Началось двадцатилетие наполеоновских войн, когда, по образному выражению известного английского поэта Гилберта Честертона, англичане “дрались за то, чтобы остаться в цепях”. Страну захлестнула мутная волна неистового псевдопатриотизма: любые радикальные или просто критические сантименты воспринимались как проявление профранцузских настроений. Еще более ужесточилось репрессивное законодательство; в 1795 и 1796 гг. были последовательно приняты два законопроекта, в соответствии с которыми: а) уголовно наказуемыми актами государственной измены могли считаться любые заявления (как в устной, так и в письменной форме), сделанные “с целью возбуждения ненависти к правительству”; б) запрещались все лекции и закрывались места публичных собраний, за исключением тех, которые проводились по специальному разрешению соответствующего магистрата; в) по малейшему подозрению подлежали немедленному закрытию все таверны и иные места, используемые в целях радикальной деятельности.
В сложившейся обстановке официальных гонений и, как следствие этого, резко усилившихся внутренних разногласий ЛКО быстро теряло своих приверженцев, а в 1799 г . окончательно распалось, поскольку правительство запретило его деятельность и членство в нем стало преступлением против закона. Наиболее боевитая часть активистов ЛКО ушла в подполье, продолжая с огромным риском для себя и незначительными результатами распространять идеи свободы и демократии; многие из них оказались за решеткой или были отправлены в изгнание. Томас Харди вернулся к своей прежней профессии и открыл обувную мастерскую.
Однако борьба за осуществление парламентских реформ отнюдь не закончилась: ее продолжали многочисленные гэмпденские клубы, основанные Джоном Картрайтом на индустриальном севере страны, которые в тяжелейших условиях нелегального существования, преодолев сопротивление так называемых “легалистов” и подрывную деятельность доносчиков и провокаторов, сумели создать мощное революционное крыло и даже начали запасаться пиками, мечами и огнестрельным оружием.
Около полумиллиона лондонцев поставили свои подписи под петицией с требованиями о проведении парламентской реформы; петиция была передана в палату общин и, конечно же, отвергнута.
В январе 1816 г . по дороге на открытие этой сессии парламента экипажу принца-регента, замещавшего своего сумасшедшего отца, короля Георга III, пришлось буквально продираться через толпы негодующих, улюлюкающих и швыряющихся камнями (все стекла в его экипаже были вдребезги разбиты) горожан.
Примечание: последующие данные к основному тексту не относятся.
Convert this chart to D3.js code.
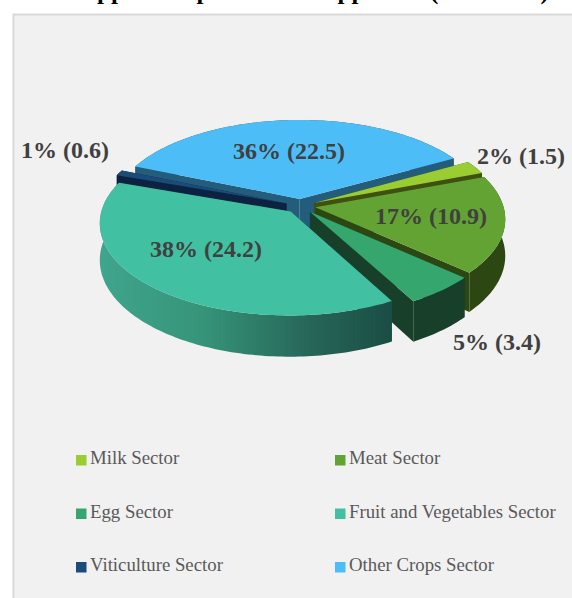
<!DOCTYPE html>
<html>
<head>
<meta charset="utf-8">
<script src="https://cdnjs.cloudflare.com/ajax/libs/d3/7.8.5/d3.min.js"></script>
<style>
  html, body { margin: 0; padding: 0; background: #fff; overflow: hidden; }
  text { font-family: "Liberation Serif", serif; }
</style>
</head>
<body>
<script>
'use strict';

// chart values
const sectors = ['Milk Sector', 'Meat Sector', 'Egg Sector', 'Fruit and Vegetables Sector', 'Viticulture Sector', 'Other Crops Sector'];
const amounts = [1.5, 10.9, 3.4, 24.2, 0.6, 22.5];
const shares = ['2%', '17%', '5%', '38%', '1%', '36%'];

// slice styles, same order as sectors
const topColors = ['#9acd32', '#63a333', '#34a66e', '#42c0a2', '#1b4b78', '#4dbdf7'];
const wallColors = ['#3f5010', '#2d4712', '#173f2a', '#1a4d44', '#0b2240', '#245d7b'];
const labelPos = [[521, 158], [431, 218], [497, 344], [206, 251], [65, 152], [289, 153]];

const width = 572, height = 598;
const cx = 300.5, cy = 206;   // pie centre on the page
const radius = 188, flat = 90; // horizontal / vertical radius
const persp = 0.12;           // near side of the pie is drawn bigger
const depth = 36, explode = 0.08;
const firstAngle = 61 * Math.PI / 180;

const svg = d3.select('body').append('svg')
  .attr('width', width)
  .attr('height', height);

const defs = svg.append('defs');

// chart area
svg.append('rect')
  .attr('x', 13.5).attr('y', 14.5)
  .attr('width', 620).attr('height', 640)
  .attr('fill', '#f1f1f1')
  .attr('stroke', '#d9d9d9')
  .attr('stroke-width', 2);

// the title is cut by the top of the picture, only the tails show
const title = svg.append('text')
  .attr('x', 79).attr('y', -1)
  .style('font-size', '25px')
  .style('font-weight', 'bold')
  .attr('fill', '#000');
title.append('tspan')
  .style('word-spacing', '7px')
  .text('Applied Operations Supports');
title.append('tspan')
  .attr('x', 430)
  .text('(M EURO)');

// pie angles, clockwise from the back of the pie
const pie = d3.pie().sort(null).startAngle(firstAngle).endAngle(firstAngle + 2 * Math.PI);
const arcs = pie(amounts);

// unit pie coordinates to page coordinates
function project(x, y, z) {
  const f = 1 / (1 - persp * y);
  return [cx + radius * x * f, cy + flat * y * f + depth * z * f];
}

function pathOf(points) {
  return d3.line()(points) + 'Z';
}

// points along the rim of a slice
function rim(a, ox, oy, z) {
  const steps = Math.max(4, Math.ceil((a.endAngle - a.startAngle) / 0.02));
  return d3.range(steps + 1).map(i => {
    const t = a.startAngle + (a.endAngle - a.startAngle) * i / steps;
    return project(ox + Math.sin(t), oy - Math.cos(t), z);
  });
}

function drawSlice(a, i) {
  const mid = (a.startAngle + a.endAngle) / 2;
  const ox = Math.sin(mid) * explode, oy = -Math.cos(mid) * explode;
  const g = svg.append('g');
  const topRim = rim(a, ox, oy, 0);
  const lowRim = rim(a, ox, oy, 1);
  const apex = project(ox, oy, 0), apexLow = project(ox, oy, 1);

  // cut faces
  g.append('path')
    .attr('d', pathOf([apex, topRim[0], lowRim[0], apexLow]))
    .attr('fill', wallColors[i]);
  g.append('path')
    .attr('d', pathOf([apex, topRim[topRim.length - 1], lowRim[lowRim.length - 1], apexLow]))
    .attr('fill', wallColors[i]);

  // outer wall, the big slice gets a gradient like the original
  let wallFill = wallColors[i];
  if (i === 3) {
    const grad = defs.append('linearGradient')
      .attr('id', 'fruitWall')
      .attr('gradientUnits', 'userSpaceOnUse')
      .attr('x1', 100).attr('x2', 392).attr('y1', 0).attr('y2', 0);
    grad.append('stop').attr('offset', 0).attr('stop-color', '#3fa58c');
    grad.append('stop').attr('offset', 0.35).attr('stop-color', '#369479');
    grad.append('stop').attr('offset', 0.7).attr('stop-color', '#27685a');
    grad.append('stop').attr('offset', 1).attr('stop-color', '#1a4d44');
    wallFill = 'url(#fruitWall)';
  }
  g.append('path')
    .attr('d', pathOf(topRim.concat(lowRim.slice().reverse())))
    .attr('fill', wallFill);

  // top face
  g.append('path')
    .attr('d', pathOf([apex].concat(topRim)))
    .attr('fill', topColors[i]);
}

// back to front
[5, 4, 0, 1, 2, 3].forEach(i => drawSlice(arcs[i], i));

// data labels
labelPos.forEach((p, i) => {
  svg.append('text')
    .attr('x', p[0]).attr('y', p[1])
    .attr('text-anchor', 'middle')
    .attr('dominant-baseline', 'middle')
    .style('font-size', '24px')
    .style('font-weight', 'bold')
    .attr('fill', '#404040')
    .text(shares[i] + ' (' + amounts[i] + ')');
});

// legend, two columns
const legendX = d3.scalePoint().domain([0, 1]).range([76, 335]);
const legendY = d3.scalePoint().domain([0, 1, 2]).range([458, 565]);

const legend = svg.selectAll('.legend')
  .data(sectors)
  .enter()
  .append('g')
  .attr('class', 'legend')
  .attr('transform', (d, i) => 'translate(' + legendX(i % 2) + ',' + legendY(Math.floor(i / 2)) + ')');

legend.append('rect')
  .attr('x', 0).attr('y', -3)
  .attr('width', 10.5).attr('height', 10.5)
  .attr('fill', (d, i) => topColors[i]);

legend.append('text')
  .attr('x', 14).attr('y', 6)
  .style('font-size', '18.8px')
  .attr('fill', '#595959')
  .text(d => d);
</script>
</body>
</html>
Лондонские сторонники реформ решили провести в марте массовый митинг в Спа-Филдс. Узнав об этом, гэмпденские клубы и другие рабочие организации Манчестера организовали марш протеста против отмены Хабеас Корпус и подобных действий правительства, причем спланировали его таким образом, чтобы прийти в Лондон одновременно с началом митинга в Спа-Филдс и выступить со своими требованиями едиными силами.
Каждый из участников предполагаемого марша должен был иметь при себе скатку из одеяла, поскольку дорога до Лондона занимала около шести дней (за эти скатки их сразу же прозвали “одеяльниками”). По Манчестеру поползли слухи, что в марше примут участие 100 тыс. человек и что все они будут вооружены. На самом же деле в долгий путь к столице под приветственные возгласы около 12 тыс. сторонников движения реформистов тронулась колонна из примерно тысячи безоружных человек. Однако “одеяльники” не дошли даже до Дерби: после нескольких нападений со стороны вооруженных солдат и членов добровольческого полка (так назывались местные ополченческие отряды, состоявшие в основном из сыновей зажиточных фермеров и представителей средних слоев населения) подавленные и охваченные чувством горечи от очередного поражения участники марша были вынуждены прекратить свой поход. Как только участники марша вышли из Манчестера, большой отряд солдат разогнал толпу провожающих, арестовав при этом многих известных сторонников движения.
До Лондона дошел и все-таки вручил петицию только один из них — мужественный Абель Кудвелл; остальные либо разошлись по домам, либо оказались за решеткой - кто за “бродяжничество”, а кто вообще без какого-либо обвинения (впрочем, последних через некоторое время выпустили на свободу, поскольку магистраты так и не смогли решить, за какие, собственно, преступления их следует подвергать наказанию).